For years to come, no matter how many brilliant songs Paul would write, I don’t know if there’s another as perfect as Maybe I’m Amazed. It captures romance, piano ballading, gospel chorusing, rock music guitaring, and pitch-perfect singing in a stunning package. It single-handedly saves the album and was, in fact, so good, it wasn’t released as a single. Imagine that; ninety-nine times out of a hundred the best song on an album was released as a single, but in this case, they knew the album was so mediocre but for this one incredible song, if they released it as a single, no one would have reason to buy the album. The idea worked, too; the album was #1 for three weeks, falling out of the top spot only because Let It Be released in its fourth week.

So much for the idea that the solo album would overshadow the band’s finale.

Nevertheless, as 1970 drew to a close, Paul was the odd man out.

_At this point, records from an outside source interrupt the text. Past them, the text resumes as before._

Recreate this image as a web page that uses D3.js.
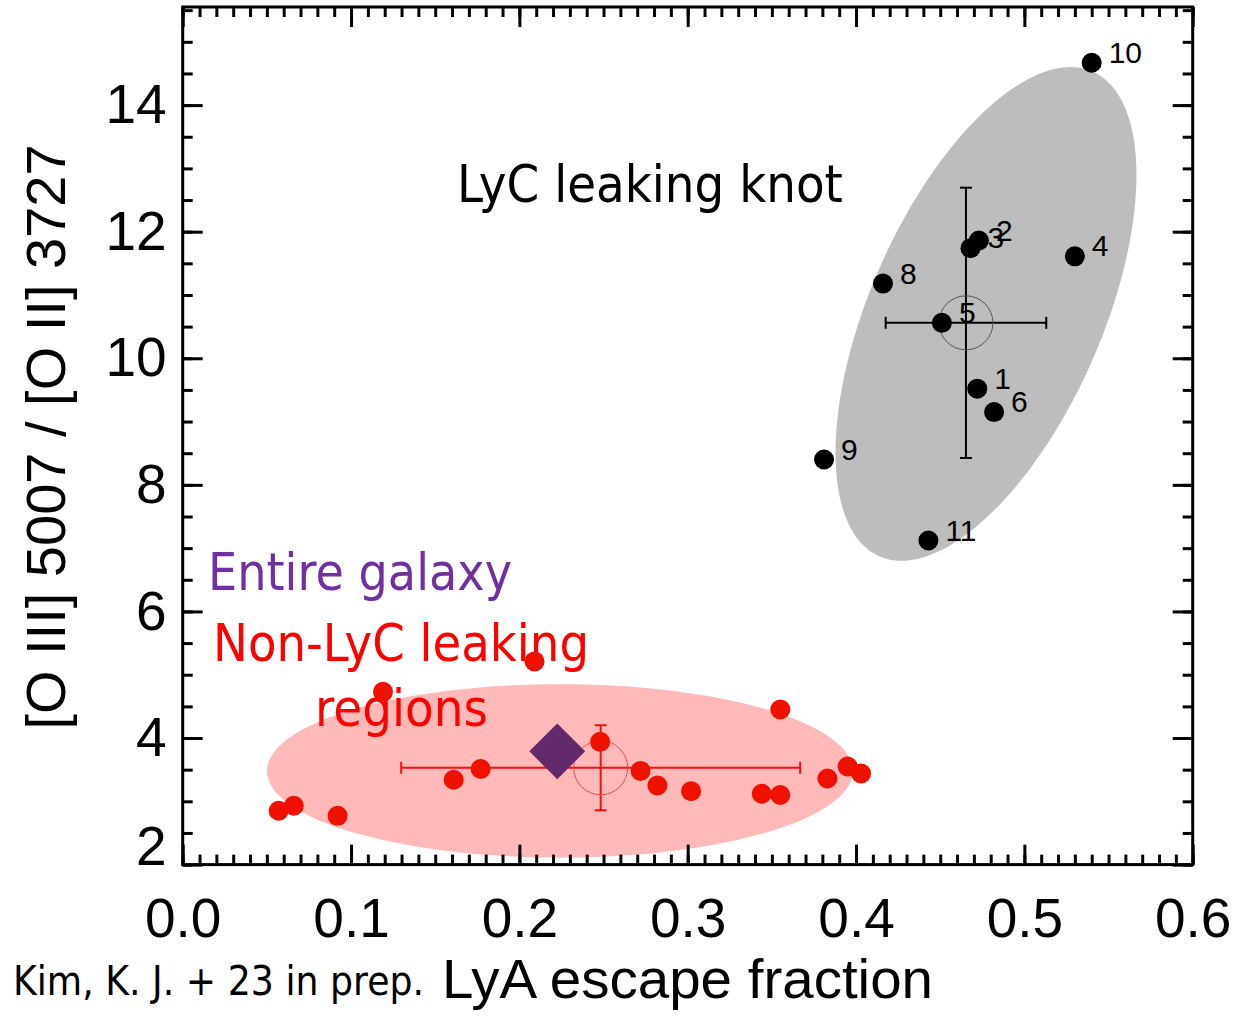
<!DOCTYPE html>
<html>
<head>
<meta charset="utf-8">
<style>
  body { margin: 0; background: #fff; }
  text { font-family: "Liberation Sans", Arial, sans-serif; }
</style>
</head>
<body>
<script src="https://cdn.jsdelivr.net/npm/d3@7"></script>
<script>

// *** DATA ***

// LyC leaking knot (black points, numbered)
var knotId = [1, 2, 3, 4, 5, 6, 8, 9, 10, 11];
var knotX  = [0.472, 0.473, 0.468, 0.530, 0.451, 0.482, 0.416, 0.381, 0.540, 0.443];
var knotY  = [9.52, 11.86, 11.74, 11.61, 10.56, 9.15, 11.18, 8.40, 14.67, 7.12];

// Non-LyC leaking regions (red points)
var regionX = [0.057, 0.066, 0.092, 0.119, 0.161, 0.177, 0.209, 0.248, 0.272,
               0.282, 0.302, 0.344, 0.355, 0.355, 0.383, 0.395, 0.403];
var regionY = [2.85, 2.93, 2.77, 4.73, 3.34, 3.51, 5.21, 3.94, 3.48,
               3.25, 3.16, 3.12, 3.10, 4.45, 3.36, 3.55, 3.44];

// Entire galaxy (diamond)
var galaxyX = [0.2225];
var galaxyY = [3.79];

// Means with errors: [x, y, xerr, yerr]
var knotMean   = [0.4653, 10.56, 0.0477, 2.135];
var regionMean = [0.2483, 3.53, 0.1185, 0.672];

// Ellipses: center, then two semi-axis vectors (data units)
var knotEllipse   = {c: [0.4772, 10.70], u: [0.0633, 3.83], v: [0.0631, -0.736]};
var regionEllipse = {c: [0.2241, 3.48],  u: [0.174, 0],     v: [0, 1.37]};

// Ticks
var xMajor = [0, 0.1, 0.2, 0.3, 0.4, 0.5, 0.6];
var xMinor = d3.range(0, 61).map(function(i){ return i / 100; });
var yMajor = [2, 4, 6, 8, 10, 12, 14];
var yMinor = d3.range(4, 32).map(function(i){ return i / 2; });

// *** SETUP ***

var W = 1237, H = 1016;
var pLeft = 182.7, pRight = 1192.7, pTop = 7, pBottom = 864.6;

var x = d3.scaleLinear().domain([0, 0.6]).range([pLeft, pRight]);
var y = d3.scaleLinear().domain([2, 15.55]).range([pBottom, pTop]);

var svg = d3.select("body").append("svg")
  .attr("width", W)
  .attr("height", H);

// FUNCTION: ellipse path from center + semi-axis vectors
function ellipsePath(e) {
  var pts = d3.range(0, 360, 2).map(function(a) {
    var t = a * Math.PI / 180;
    return [x(e.c[0] + e.u[0] * Math.cos(t) + e.v[0] * Math.sin(t)),
            y(e.c[1] + e.u[1] * Math.cos(t) + e.v[1] * Math.sin(t))];
  });
  return d3.line().curve(d3.curveCardinalClosed)(pts);
}

// ELLIPSES
svg.append("path").attr("d", ellipsePath(knotEllipse)).style("fill", "#bdbdbd");
svg.append("path").attr("d", ellipsePath(regionEllipse)).style("fill", "#ffb9b9");

// ANNOTATIONS (Tahoma-like)
function note(txt, tx, ty, size, len, color, anchor) {
  svg.append("text")
    .attr("x", tx).attr("y", ty)
    .attr("textLength", len)
    .attr("lengthAdjust", "spacingAndGlyphs")
    .attr("text-anchor", anchor || "start")
    .style("font-family", "'DejaVu Sans', Verdana, sans-serif")
    .style("font-size", size + "px")
    .style("fill", color)
    .text(txt);
}
note("LyC leaking knot", 457, 202, 52, 386, "#000");
note("Entire galaxy", 208, 590, 52, 304, "#7030a0");
note("Non-LyC leaking", 213, 661, 52, 376, "#ff0000");
note("regions", 315, 726, 52, 173, "#ff0000");
note("Kim, K. J. + 23 in prep.", 13, 995, 41, 411, "#000");

// ERROR BARS + CIRCLES
function meanMark(m, color, circColor) {
  var g = svg.append("g").style("stroke", color).style("stroke-width", 2).style("fill", "none");
  var cx = x(m[0]), cy = y(m[1]);
  var x0 = x(m[0] - m[2]), x1 = x(m[0] + m[2]);
  var y0 = y(m[1] - m[3]), y1 = y(m[1] + m[3]);
  g.append("line").attr("x1", x0).attr("x2", x1).attr("y1", cy).attr("y2", cy);
  g.append("line").attr("x1", x0).attr("x2", x0).attr("y1", cy - 6).attr("y2", cy + 6);
  g.append("line").attr("x1", x1).attr("x2", x1).attr("y1", cy - 6).attr("y2", cy + 6);
  g.append("line").attr("x1", cx).attr("x2", cx).attr("y1", y0).attr("y2", y1);
  g.append("line").attr("x1", cx - 6).attr("x2", cx + 6).attr("y1", y0).attr("y2", y0);
  g.append("line").attr("x1", cx - 6).attr("x2", cx + 6).attr("y1", y1).attr("y2", y1);
  g.append("circle").attr("cx", cx).attr("cy", cy).attr("r", 27)
    .style("stroke", circColor).style("stroke-width", 1);
}
meanMark(knotMean, "#000", "#555");
meanMark(regionMean, "#f01010", "#f24a4a");

// POINTS
var knots = knotId.map(function(d, i){ return {id: d, x: knotX[i], y: knotY[i]}; });
var regions = regionX.map(function(d, i){ return {x: d, y: regionY[i]}; });

svg.append("g").selectAll("circle").data(regions).enter()
  .append("circle")
    .attr("cx", function(d){ return x(d.x); })
    .attr("cy", function(d){ return y(d.y); })
    .attr("r", 10)
    .style("fill", "#ee1100");

svg.append("g").selectAll("circle").data(knots).enter()
  .append("circle")
    .attr("cx", function(d){ return x(d.x); })
    .attr("cy", function(d){ return y(d.y); })
    .attr("r", 10)
    .style("fill", "#000");

svg.append("g").selectAll("text").data(knots).enter()
  .append("text")
    .attr("x", function(d){ return x(d.x) + 17; })
    .attr("y", function(d){ return y(d.y); })
    .style("font-size", "30px")
    .text(function(d){ return d.id; });

// DIAMOND
svg.append("g").selectAll("path").data(galaxyX).enter()
  .append("path")
    .attr("d", d3.symbol().type(d3.symbolSquare).size(1560))
    .attr("transform", function(d, i){
      return "translate(" + x(d) + "," + y(galaxyY[i]) + ") rotate(45)";
    })
    .style("fill", "#622a6b");

// AXES
function styleAxis(g) {
  g.select(".domain").remove();
  g.selectAll(".tick line").style("stroke", "#000").style("stroke-width", 3);
  g.selectAll(".tick text").style("font-size", "55px").style("fill", "#000")
    .style("font-family", "'Liberation Sans', Arial, sans-serif");
}

svg.append("g").attr("transform", "translate(0," + pBottom + ")")
  .call(d3.axisBottom(x).tickValues(xMinor).tickSize(-10).tickFormat(""))
  .call(styleAxis);
svg.append("g").attr("transform", "translate(0," + pBottom + ")")
  .call(d3.axisBottom(x).tickValues(xMajor).tickSize(-20).tickPadding(33).tickFormat(d3.format(".1f")))
  .call(styleAxis);
svg.append("g").attr("transform", "translate(0," + pTop + ")")
  .call(d3.axisTop(x).tickValues(xMinor).tickSize(-10).tickFormat(""))
  .call(styleAxis);
svg.append("g").attr("transform", "translate(0," + pTop + ")")
  .call(d3.axisTop(x).tickValues(xMajor).tickSize(-20).tickFormat(""))
  .call(styleAxis);

svg.append("g").attr("transform", "translate(" + pLeft + ",0)")
  .call(d3.axisLeft(y).tickValues(yMinor).tickSize(-10).tickFormat(""))
  .call(styleAxis);
var yAx = svg.append("g").attr("transform", "translate(" + pLeft + ",0)")
  .call(d3.axisLeft(y).tickValues(yMajor).tickSize(-20).tickPadding(16).tickFormat(d3.format("d")))
  .call(styleAxis);
// bottom label sits on the axis line
yAx.selectAll(".tick text").filter(function(d){ return d === 2; }).attr("dy", "0em");

svg.append("g").attr("transform", "translate(" + pRight + ",0)")
  .call(d3.axisRight(y).tickValues(yMinor).tickSize(-10).tickFormat(""))
  .call(styleAxis);
svg.append("g").attr("transform", "translate(" + pRight + ",0)")
  .call(d3.axisRight(y).tickValues(yMajor).tickSize(-20).tickFormat(""))
  .call(styleAxis);

// FRAME
svg.append("rect")
  .attr("x", pLeft).attr("y", pTop)
  .attr("width", pRight - pLeft).attr("height", pBottom - pTop)
  .style("fill", "none").style("stroke", "#000").style("stroke-width", 3);

// AXIS TITLES
svg.append("text")
  .attr("x", 442).attr("y", 998)
  .attr("textLength", 491)
  .attr("lengthAdjust", "spacingAndGlyphs")
  .style("font-size", "56px")
  .text("LyA escape fraction");

svg.append("text")
  .attr("transform", "translate(65," + 437 + ") rotate(-90)")
  .attr("text-anchor", "middle")
  .style("font-size", "56px")
  .text("[O III] 5007 / [O II] 3727");

</script>
</body>
</html>
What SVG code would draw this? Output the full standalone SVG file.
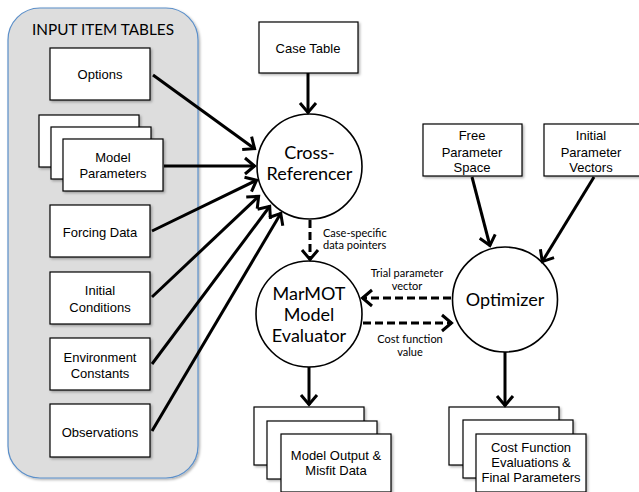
<svg xmlns="http://www.w3.org/2000/svg" width="639" height="492" viewBox="0 0 639 492">
<style>
.box{fill:#fff;stroke:#000;stroke-width:1.2}
.circ{fill:#fff;stroke:#000;stroke-width:1.6}
.bt{font-family:"Liberation Sans",Arial,sans-serif;font-size:13px;fill:#000;text-anchor:middle}
.ct{font-family:Lato,"Open Sans",sans-serif;font-size:18px;fill:#000;text-anchor:middle}
.lt{font-family:Lato,"Open Sans",sans-serif;font-size:11px;fill:#000}
.con{fill:none;stroke:#000;stroke-width:3;marker-end:url(#ah)}
.dash{stroke-dasharray:8,4}
</style>
<defs>
<marker id="ah" markerUnits="userSpaceOnUse" markerWidth="24" markerHeight="24" viewBox="-14 -12 16 24" refX="0" refY="0" orient="auto">
<path d="M-10,-8 L-0.5,0 L-10,8" fill="none" stroke="#000" stroke-width="3"/>
</marker>
<filter id="sh" x="-10%" y="-10%" width="130%" height="130%">
<feDropShadow dx="1.5" dy="1.5" stdDeviation="1.2" flood-color="#000" flood-opacity="0.3"/>
</filter>
</defs>

<g id="panel">
<rect x="8" y="8" width="190" height="470" rx="32" ry="32" fill="#dddddd" stroke="#5b8fc9" stroke-width="1.2" filter="url(#sh)"/>
<text x="103" y="35" font-family="Lato,'Open Sans',sans-serif" font-size="16" text-anchor="middle" textLength="142" lengthAdjust="spacingAndGlyphs">INPUT ITEM TABLES</text>
</g>

<g id="options"><rect class="box" x="50" y="48" width="100" height="52" filter="url(#sh)"/><text class="bt" x="100" y="79">Options</text></g>
<g id="model-parameters">
<rect class="box" x="39" y="115" width="100" height="52" filter="url(#sh)"/>
<rect class="box" x="51" y="127" width="100" height="52" filter="url(#sh)"/>
<rect class="box" x="63" y="139" width="100" height="52" filter="url(#sh)"/>
<text class="bt" x="113" y="162">Model</text><text class="bt" x="113" y="178">Parameters</text></g>
<g id="forcing-data"><rect class="box" x="50" y="205" width="100" height="52" filter="url(#sh)"/><text class="bt" x="100" y="237">Forcing Data</text></g>
<g id="initial-conditions"><rect class="box" x="50" y="272" width="100" height="52" filter="url(#sh)"/><text class="bt" x="100" y="295">Initial</text><text class="bt" x="100" y="312">Conditions</text></g>
<g id="environment-constants"><rect class="box" x="50" y="338" width="100" height="52" filter="url(#sh)"/><text class="bt" x="100" y="362">Environment</text><text class="bt" x="100" y="378">Constants</text></g>
<g id="observations"><rect class="box" x="50" y="404" width="100" height="53" filter="url(#sh)"/><text class="bt" x="100" y="437">Observations</text></g>

<g id="case-table"><rect class="box" x="259" y="22" width="99" height="51" filter="url(#sh)"/><text class="bt" x="308" y="53" font-size="14">Case Table</text></g>
<g id="cross-referencer"><circle class="circ" cx="309.5" cy="166.5" r="52.5"/><text class="ct" x="309.5" y="159">Cross-</text><text class="ct" x="309.5" y="180">Referencer</text></g>
<g id="marmot"><circle class="circ" cx="309" cy="314" r="53"/><text class="ct" x="309" y="300">MarMOT</text><text class="ct" x="309" y="321">Model</text><text class="ct" x="309" y="342">Evaluator</text></g>
<g id="optimizer"><circle class="circ" cx="505" cy="299.5" r="52.5"/><text class="ct" x="505" y="306">Optimizer</text></g>

<g id="free-parameter-space"><rect class="box" x="423" y="124" width="99" height="52" filter="url(#sh)"/><text class="bt" x="472" y="140">Free</text><text class="bt" x="472" y="157">Parameter</text><text class="bt" x="472" y="172">Space</text></g>
<g id="initial-parameter-vectors"><rect class="box" x="544" y="124" width="99" height="52" filter="url(#sh)"/><text class="bt" x="591" y="140">Initial</text><text class="bt" x="591" y="157">Parameter</text><text class="bt" x="591" y="172">Vectors</text></g>

<g id="model-output">
<rect class="box" x="254" y="407" width="110" height="58" filter="url(#sh)"/>
<rect class="box" x="267" y="421" width="110" height="58" filter="url(#sh)"/>
<rect class="box" x="281" y="434" width="110" height="58" filter="url(#sh)"/>
<text class="bt" x="336" y="460" font-size="12">Model Output &amp;</text><text class="bt" x="336" y="475" font-size="12">Misfit Data</text></g>
<g id="cost-function-evaluations">
<rect class="box" x="449" y="407" width="110" height="58" filter="url(#sh)"/>
<rect class="box" x="463" y="420" width="110" height="58" filter="url(#sh)"/>
<rect class="box" x="476" y="434" width="110" height="58" filter="url(#sh)"/>
<text class="bt" x="531" y="452" font-size="12">Cost Function</text><text class="bt" x="531" y="467" font-size="12">Evaluations &amp;</text><text class="bt" x="531" y="482" font-size="12">Final Parameters</text></g>

<g id="connectors">
<line class="con" x1="153" y1="75" x2="255" y2="149"/>
<line class="con" x1="164" y1="166" x2="255" y2="166"/>
<line class="con" x1="152" y1="231" x2="257" y2="180"/>
<line class="con" x1="152" y1="297" x2="259" y2="196"/>
<line class="con" x1="152" y1="364" x2="270" y2="206"/>
<line class="con" x1="152" y1="431" x2="281" y2="213"/>
<line class="con" x1="308" y1="73" x2="308" y2="113"/>
<line class="con dash" x1="310" y1="220" x2="310" y2="260"/>
<line class="con" x1="472" y1="177" x2="490" y2="246"/>
<line class="con" x1="594" y1="177" x2="542" y2="262"/>
<line class="con dash" x1="451" y1="298" x2="362" y2="298"/>
<line class="con dash" x1="363" y1="323" x2="452" y2="323"/>
<line class="con" x1="309" y1="367" x2="309" y2="405"/>
<line class="con" x1="505" y1="352" x2="505" y2="406"/>
<text class="lt" x="323" y="237">Case-specific</text>
<text class="lt" x="323" y="249">data pointers</text>
<text class="lt" x="407" y="277" text-anchor="middle">Trial parameter</text>
<text class="lt" x="407" y="290" text-anchor="middle">vector</text>
<text class="lt" x="410" y="343" text-anchor="middle">Cost function</text>
<text class="lt" x="410" y="356" text-anchor="middle">value</text>
</g>
</svg>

Every other member of the band had released an album far better than his own. None released a single song as good as Maybe I’m Amazed, however. That should have been a hint at things to come.

Paul would go on to make better albums. In fact, while John’s music would rapidly decline in the early 70s (as he focused more on political messaging), and while George struggled to recapture the creativity (born out of late-60’s frustrations) on display in All Things Must Pass, and while Ringo struggled to get top songwriters to work on his albums, Paul only improved. His second album, Ram, is now considered one of the very best of any of the foursome’s post-Beatles catalog. Wings soon formed, released the seminal Band on the Run, and sold-out shows across the globe. Paul proved everyone wrong who had doubted him after his first “mediocre” album. Had they given McCartney a fair shake, though, they might’ve seen just how amazing his solo run was shaping up to be.

And how amazing it continues to be, to this day.